> _The task_
Start with the line that contains "Output the Python" and end with the line that contains "plt.rcParams['mathtext.fontset'] = 'cm'"; retype those lines and the ones between them exactly, without any pictures.

══════════

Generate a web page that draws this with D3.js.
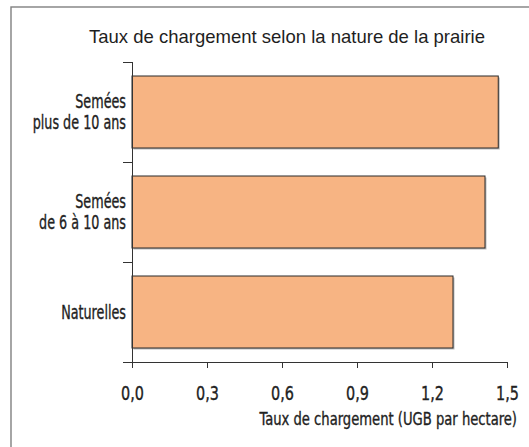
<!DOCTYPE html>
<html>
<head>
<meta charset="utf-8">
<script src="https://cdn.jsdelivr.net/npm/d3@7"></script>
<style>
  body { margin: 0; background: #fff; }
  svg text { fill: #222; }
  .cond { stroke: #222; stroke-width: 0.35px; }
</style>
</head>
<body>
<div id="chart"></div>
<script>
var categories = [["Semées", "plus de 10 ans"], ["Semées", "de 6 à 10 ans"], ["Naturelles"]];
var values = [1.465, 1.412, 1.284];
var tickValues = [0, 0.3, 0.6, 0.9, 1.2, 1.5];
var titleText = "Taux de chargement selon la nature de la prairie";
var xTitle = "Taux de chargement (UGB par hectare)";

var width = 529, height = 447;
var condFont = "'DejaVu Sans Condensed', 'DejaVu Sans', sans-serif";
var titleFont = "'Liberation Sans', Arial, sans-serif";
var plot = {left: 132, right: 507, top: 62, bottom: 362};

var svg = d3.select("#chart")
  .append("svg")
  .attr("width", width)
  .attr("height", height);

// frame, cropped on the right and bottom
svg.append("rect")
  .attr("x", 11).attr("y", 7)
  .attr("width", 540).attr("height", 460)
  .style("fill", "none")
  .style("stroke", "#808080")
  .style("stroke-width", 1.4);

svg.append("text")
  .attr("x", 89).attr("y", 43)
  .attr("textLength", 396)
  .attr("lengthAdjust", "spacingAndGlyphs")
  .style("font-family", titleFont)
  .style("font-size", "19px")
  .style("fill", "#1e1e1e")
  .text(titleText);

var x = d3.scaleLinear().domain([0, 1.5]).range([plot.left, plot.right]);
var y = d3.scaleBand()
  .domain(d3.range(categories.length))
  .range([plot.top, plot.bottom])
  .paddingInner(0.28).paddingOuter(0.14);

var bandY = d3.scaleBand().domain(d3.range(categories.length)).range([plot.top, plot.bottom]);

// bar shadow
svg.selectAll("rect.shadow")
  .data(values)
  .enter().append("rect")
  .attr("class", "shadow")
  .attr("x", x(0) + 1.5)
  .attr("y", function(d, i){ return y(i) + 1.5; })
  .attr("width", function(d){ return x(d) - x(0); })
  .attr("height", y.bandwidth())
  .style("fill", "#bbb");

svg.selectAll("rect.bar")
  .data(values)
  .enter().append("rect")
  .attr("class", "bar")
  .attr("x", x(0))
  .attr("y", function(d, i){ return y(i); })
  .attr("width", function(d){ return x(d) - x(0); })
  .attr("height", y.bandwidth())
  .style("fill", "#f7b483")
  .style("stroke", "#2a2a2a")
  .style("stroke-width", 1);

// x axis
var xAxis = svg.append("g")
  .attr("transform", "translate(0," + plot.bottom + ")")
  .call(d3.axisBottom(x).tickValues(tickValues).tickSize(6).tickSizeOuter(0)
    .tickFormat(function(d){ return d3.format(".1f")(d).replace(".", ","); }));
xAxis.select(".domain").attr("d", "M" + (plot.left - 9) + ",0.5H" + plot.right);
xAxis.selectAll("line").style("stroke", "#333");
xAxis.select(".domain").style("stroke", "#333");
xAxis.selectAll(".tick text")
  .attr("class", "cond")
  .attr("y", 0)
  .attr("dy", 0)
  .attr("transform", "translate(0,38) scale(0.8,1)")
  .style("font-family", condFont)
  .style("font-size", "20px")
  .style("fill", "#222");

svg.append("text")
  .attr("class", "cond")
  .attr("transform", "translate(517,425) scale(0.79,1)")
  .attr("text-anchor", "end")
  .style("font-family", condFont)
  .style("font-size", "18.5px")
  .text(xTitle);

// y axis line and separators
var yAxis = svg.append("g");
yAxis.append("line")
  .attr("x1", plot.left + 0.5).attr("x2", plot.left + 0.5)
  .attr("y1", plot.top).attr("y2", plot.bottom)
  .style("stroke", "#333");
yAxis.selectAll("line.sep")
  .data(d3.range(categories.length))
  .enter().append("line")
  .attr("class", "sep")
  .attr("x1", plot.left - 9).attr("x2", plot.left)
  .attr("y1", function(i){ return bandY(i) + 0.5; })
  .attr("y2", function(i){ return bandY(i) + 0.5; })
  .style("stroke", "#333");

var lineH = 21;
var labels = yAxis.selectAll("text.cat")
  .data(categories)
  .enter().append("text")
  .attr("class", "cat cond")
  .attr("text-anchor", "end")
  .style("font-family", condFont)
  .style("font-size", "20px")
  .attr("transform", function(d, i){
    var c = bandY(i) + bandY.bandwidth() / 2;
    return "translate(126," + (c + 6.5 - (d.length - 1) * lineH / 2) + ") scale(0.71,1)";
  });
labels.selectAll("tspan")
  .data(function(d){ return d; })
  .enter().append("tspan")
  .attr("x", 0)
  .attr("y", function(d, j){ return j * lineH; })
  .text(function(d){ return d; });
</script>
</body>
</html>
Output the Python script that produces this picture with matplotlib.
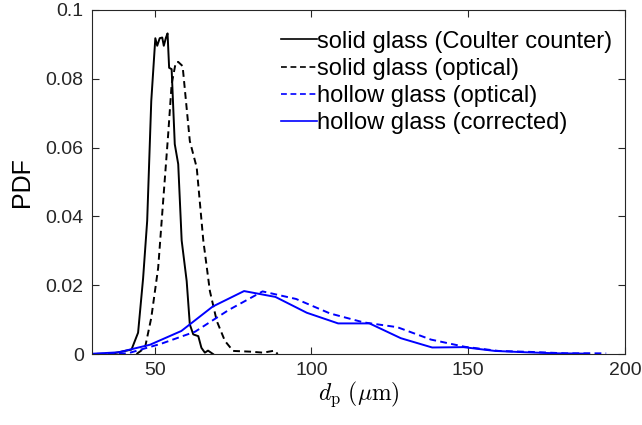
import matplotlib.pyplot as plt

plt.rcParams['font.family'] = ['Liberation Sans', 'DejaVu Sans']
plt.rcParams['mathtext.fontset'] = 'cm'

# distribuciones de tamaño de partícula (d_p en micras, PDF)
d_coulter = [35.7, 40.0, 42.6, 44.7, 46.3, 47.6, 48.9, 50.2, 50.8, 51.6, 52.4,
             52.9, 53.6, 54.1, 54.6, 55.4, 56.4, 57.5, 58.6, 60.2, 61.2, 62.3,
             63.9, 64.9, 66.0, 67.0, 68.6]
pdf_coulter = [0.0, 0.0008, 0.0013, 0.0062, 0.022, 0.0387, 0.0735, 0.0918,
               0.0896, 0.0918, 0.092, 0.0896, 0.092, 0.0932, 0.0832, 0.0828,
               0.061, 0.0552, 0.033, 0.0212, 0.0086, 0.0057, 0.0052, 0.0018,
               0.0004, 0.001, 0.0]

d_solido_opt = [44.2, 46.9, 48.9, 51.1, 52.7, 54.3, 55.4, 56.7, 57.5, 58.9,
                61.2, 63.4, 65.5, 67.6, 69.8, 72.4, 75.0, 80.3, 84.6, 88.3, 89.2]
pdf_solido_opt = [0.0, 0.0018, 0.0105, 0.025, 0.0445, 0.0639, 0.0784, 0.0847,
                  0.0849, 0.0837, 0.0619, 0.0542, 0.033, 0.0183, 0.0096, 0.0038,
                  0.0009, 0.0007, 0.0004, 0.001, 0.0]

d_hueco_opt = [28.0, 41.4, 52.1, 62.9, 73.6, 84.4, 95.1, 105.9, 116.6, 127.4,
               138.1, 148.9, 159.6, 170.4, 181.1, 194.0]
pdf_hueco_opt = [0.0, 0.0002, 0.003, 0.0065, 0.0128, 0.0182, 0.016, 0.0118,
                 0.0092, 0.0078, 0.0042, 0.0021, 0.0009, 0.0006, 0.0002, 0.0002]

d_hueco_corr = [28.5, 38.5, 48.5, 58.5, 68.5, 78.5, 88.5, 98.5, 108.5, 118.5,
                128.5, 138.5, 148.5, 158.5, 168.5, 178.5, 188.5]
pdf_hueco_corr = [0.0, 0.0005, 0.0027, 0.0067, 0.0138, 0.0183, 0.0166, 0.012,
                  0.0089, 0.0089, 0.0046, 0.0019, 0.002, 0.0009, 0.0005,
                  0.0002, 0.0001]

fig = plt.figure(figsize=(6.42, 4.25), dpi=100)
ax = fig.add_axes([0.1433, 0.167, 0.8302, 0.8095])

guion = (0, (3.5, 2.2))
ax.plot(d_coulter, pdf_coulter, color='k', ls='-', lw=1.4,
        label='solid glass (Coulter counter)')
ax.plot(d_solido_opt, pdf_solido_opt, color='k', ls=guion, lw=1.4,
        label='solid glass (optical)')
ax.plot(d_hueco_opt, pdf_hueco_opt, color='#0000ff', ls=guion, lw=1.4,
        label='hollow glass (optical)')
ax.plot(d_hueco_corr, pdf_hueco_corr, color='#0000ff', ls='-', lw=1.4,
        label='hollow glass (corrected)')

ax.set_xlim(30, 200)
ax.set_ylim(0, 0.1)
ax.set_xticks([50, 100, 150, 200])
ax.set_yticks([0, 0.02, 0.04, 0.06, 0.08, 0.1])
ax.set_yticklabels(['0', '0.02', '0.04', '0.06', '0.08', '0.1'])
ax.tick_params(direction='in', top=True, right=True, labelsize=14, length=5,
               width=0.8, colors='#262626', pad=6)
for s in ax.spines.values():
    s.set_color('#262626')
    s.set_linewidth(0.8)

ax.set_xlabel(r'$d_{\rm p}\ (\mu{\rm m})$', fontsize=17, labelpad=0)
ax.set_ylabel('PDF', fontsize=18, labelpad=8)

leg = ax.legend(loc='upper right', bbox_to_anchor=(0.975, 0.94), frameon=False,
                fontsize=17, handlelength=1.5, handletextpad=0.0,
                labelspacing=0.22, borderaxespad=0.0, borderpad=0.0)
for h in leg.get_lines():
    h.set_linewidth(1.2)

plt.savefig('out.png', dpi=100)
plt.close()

══════════

> _Task output_
Output the Python script that produces this picture with matplotlib.
import matplotlib.pyplot as plt

plt.rcParams['font.family'] = ['Liberation Sans', 'DejaVu Sans']
plt.rcParams['mathtext.fontset'] = 'cm'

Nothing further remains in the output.